▸ **Exercise task**: Drop the pictures, then extract the listing word for word.

▸ **Stored data**:
- - - - -

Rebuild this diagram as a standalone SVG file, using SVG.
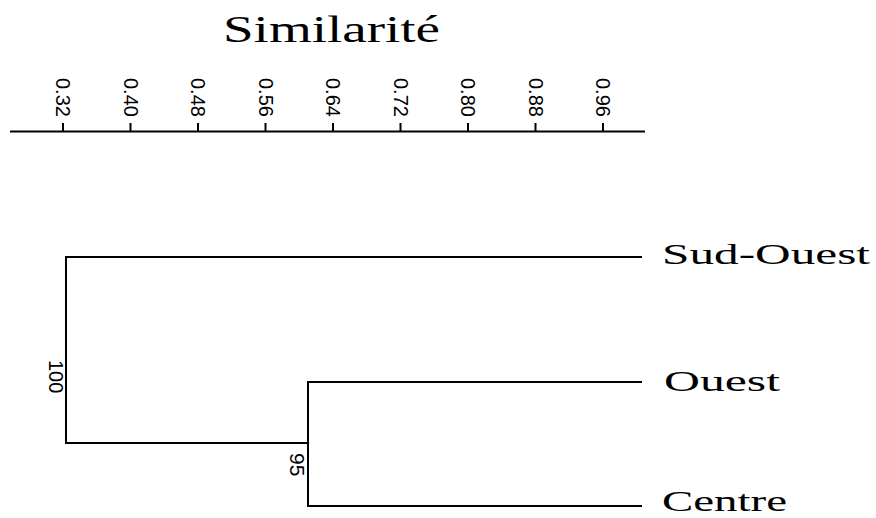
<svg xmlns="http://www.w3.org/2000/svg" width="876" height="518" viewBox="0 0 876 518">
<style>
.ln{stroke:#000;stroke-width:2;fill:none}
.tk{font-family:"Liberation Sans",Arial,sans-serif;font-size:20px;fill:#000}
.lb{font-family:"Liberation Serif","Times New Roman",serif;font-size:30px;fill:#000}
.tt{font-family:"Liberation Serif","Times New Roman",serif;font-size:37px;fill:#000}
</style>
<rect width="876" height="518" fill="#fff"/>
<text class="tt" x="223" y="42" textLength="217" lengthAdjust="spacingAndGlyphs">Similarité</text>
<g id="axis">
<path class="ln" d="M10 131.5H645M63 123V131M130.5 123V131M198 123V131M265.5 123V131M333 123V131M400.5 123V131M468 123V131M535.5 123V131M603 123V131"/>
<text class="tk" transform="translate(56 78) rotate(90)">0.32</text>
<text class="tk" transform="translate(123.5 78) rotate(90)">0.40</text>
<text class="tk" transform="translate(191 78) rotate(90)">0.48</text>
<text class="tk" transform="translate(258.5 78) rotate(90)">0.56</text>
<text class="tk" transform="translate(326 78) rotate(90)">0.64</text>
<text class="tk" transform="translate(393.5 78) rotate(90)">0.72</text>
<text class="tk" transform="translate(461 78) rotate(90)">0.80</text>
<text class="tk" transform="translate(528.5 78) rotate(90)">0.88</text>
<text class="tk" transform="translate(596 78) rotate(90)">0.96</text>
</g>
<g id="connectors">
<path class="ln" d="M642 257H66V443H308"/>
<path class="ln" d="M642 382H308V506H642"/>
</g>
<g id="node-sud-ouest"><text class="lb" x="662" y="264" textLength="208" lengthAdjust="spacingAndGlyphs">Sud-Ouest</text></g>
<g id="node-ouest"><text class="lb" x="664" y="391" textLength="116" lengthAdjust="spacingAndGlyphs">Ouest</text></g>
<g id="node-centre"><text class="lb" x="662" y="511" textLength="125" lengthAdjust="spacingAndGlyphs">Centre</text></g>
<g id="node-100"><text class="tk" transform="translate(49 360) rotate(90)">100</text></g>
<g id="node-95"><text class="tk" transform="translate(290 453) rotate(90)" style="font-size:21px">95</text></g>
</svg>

- - - - -

▸ **Written solution**:
Rebuild this diagram as a standalone SVG file, using SVG.
<svg xmlns="http://www.w3.org/2000/svg" width="876" height="518" viewBox="0 0 876 518">
<style>
.ln{stroke:#000;stroke-width:2;fill:none}
.tk{font-family:"Liberation Sans",Arial,sans-serif;font-size:20px;fill:#000}
.lb{font-family:"Liberation Serif","Times New Roman",serif;font-size:30px;fill:#000}
.tt{font-family:"Liberation Serif","Times New Roman",serif;font-size:37px;fill:#000}
</style>
<rect width="876" height="518" fill="#fff"/>
<text class="tt" x="223" y="42" textLength="217" lengthAdjust="spacingAndGlyphs">Similarité</text>
<g id="axis">
<path class="ln" d="M10 131.5H645M63 123V131M130.5 123V131M198 123V131M265.5 123V131M333 123V131M400.5 123V131M468 123V131M535.5 123V131M603 123V131"/>
<text class="tk" transform="translate(56 78) rotate(90)">0.32</text>
<text class="tk" transform="translate(123.5 78) rotate(90)">0.40</text>
<text class="tk" transform="translate(191 78) rotate(90)">0.48</text>
<text class="tk" transform="translate(258.5 78) rotate(90)">0.56</text>
<text class="tk" transform="translate(326 78) rotate(90)">0.64</text>
<text class="tk" transform="translate(393.5 78) rotate(90)">0.72</text>
<text class="tk" transform="translate(461 78) rotate(90)">0.80</text>
<text class="tk" transform="translate(528.5 78) rotate(90)">0.88</text>
<text class="tk" transform="translate(596 78) rotate(90)">0.96</text>
</g>
<g id="connectors">
<path class="ln" d="M642 257H66V443H308"/>
<path class="ln" d="M642 382H308V506H642"/>
</g>
<g id="node-sud-ouest"><text class="lb" x="662" y="264" textLength="208" lengthAdjust="spacingAndGlyphs">Sud-Ouest</text></g>
<g id="node-ouest"><text class="lb" x="664" y="391" textLength="116" lengthAdjust="spacingAndGlyphs">Ouest</text></g>
<g id="node-centre"><text class="lb" x="662" y="511" textLength="125" lengthAdjust="spacingAndGlyphs">Centre</text></g>
<g id="node-100"><text class="tk" transform="translate(49 360) rotate(90)">100</text></g>
<g id="node-95"><text class="tk" transform="translate(290 453) rotate(90)" style="font-size:21px">95</text></g>
</svg>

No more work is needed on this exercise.